I am just starting to see green shoots of huge returns from putting content out. (year 7 of making videos)

The problem: You are business and you can't sell yourself.

The benefit: This can open some seriously profitable doors of opportunities.

I know YouTubers who have built up an audience and do the usual stuff like get monetised for their views and sponsorship but someone might then say ‘hey, I will give you some of my business if you mention it.’ Ryan Reynolds has done some seriously good business deals using his personal brand.

This means they grow their wealth from being a personality.

Its lots of reps and sets but worth it if stay at the game.

4. Software as a Service (SAaS)

I’ve been looking at it for last 10 years with more and more vigor.

I used to hate idea of business owners building a SaaS unless they were engineers themselves but with AI and more and more developers learning this skillset, I think it can be smart for entrepreneurs.

You create the software and sell it internationally. (as long as there is a marketplace for it)

I am contemplating creating a tilling system for hospitality businesses and selling it out to the world.

I think I could employ a couple of people and they can build + distribute it for me.

Software as a service is becoming more commoditised and easier to build than it was 5-10 years ago which means it is lower barrier to entry, but if you can create brand, get customers and sell multiple times, this is still a great.  

5. Wholesale importing 

  1. Create products in far east

  2. Manage the stock in a warehouse local to you

  3. Sell wholesale.

I am heavily involved in this and am predicted to do £5-6 million this financial year.

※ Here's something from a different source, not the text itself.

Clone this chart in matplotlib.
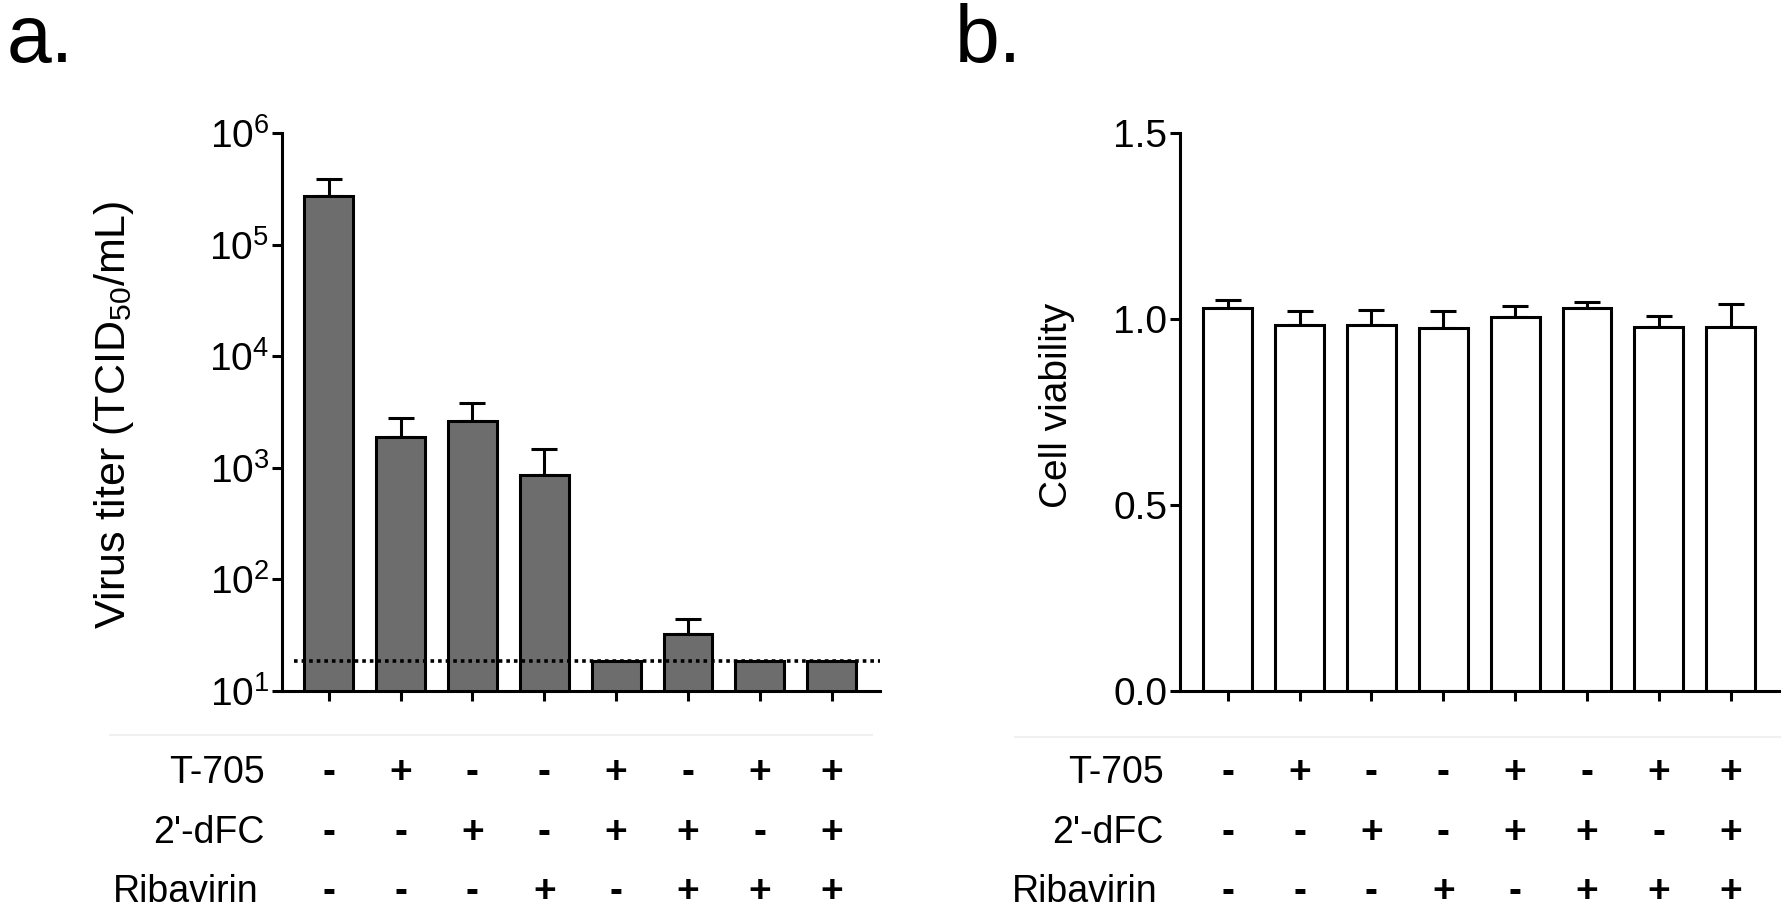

My staffing is very minimal compared to my other businesses doing similar revenues.

In my childcare business 55% of turnover on labour compared to me importing which is only 7-8% of my turnover.

As you grow your economies of scale your labour gets smaller and smaller.

This is a high barrier to entry business because you need cash up front, you need to find factories, find a product people want, find place to store it, manage stock, cash flow etc. etc.

I sometimes have £2.5 million of stock at any one time and that’s growing every single year which can be stressful, but at least I don’t have a huge payroll.

6. Self storage 

This is a hugely growing business in western economy, you may have seen the rise of big yellow self storage buildings and canny entrepreneurs getting catching on.

The smart thing to do here is to own commercial property which will build your personal wealth.

When you trade out of your commercial property there’s plenty tax advantages (speak to your accountant)

This is something that has built my biggest amount of personal wealth, owning commercial property and then trading out of those in an op co, prop co situation.

They are highly yielding because you buy a big warehouse space and separate it into lots of different units.

All sorts of situations require people to need storage.

You could be turning a lot of money and it can all be key less entry and have one staff member for £3-4 million just singing contracts for new people and for fixing one time issues.

7. Self service hotels 

The business model of Travelodge is having huge hotels and only one receptionist. They have got rid of those complicated restaurants, bars, spas and gyms and kept it simple stupid with just rooms.

There are hotels across the world that are using technology to check you in removing that one member of staff or even having keyless code entry.

Don't confuse this with service accommodation or airbnb, which you cannot sell at huge multiples if you want to exit.

You have to have capital to do this but this is about low employees, not low barrier to entry.

High barrier to entry is what I want you to be aiming for because that’s where all money goes when you want to exit.

It’s like owning big commercial property.

Imagine this, once you paid off the mortgage after 20 years … what an asset to own.

Talk about recurring income!

8. Car parks

You don't even get tickets in car parks any more! Removing more costs!

6 months ago I used to get a ticket, now there is just a camera on entrance and exit that manages the cars.

You might only need someone if something goes wrong with the barrier…

Car parks is an almost perfect business model.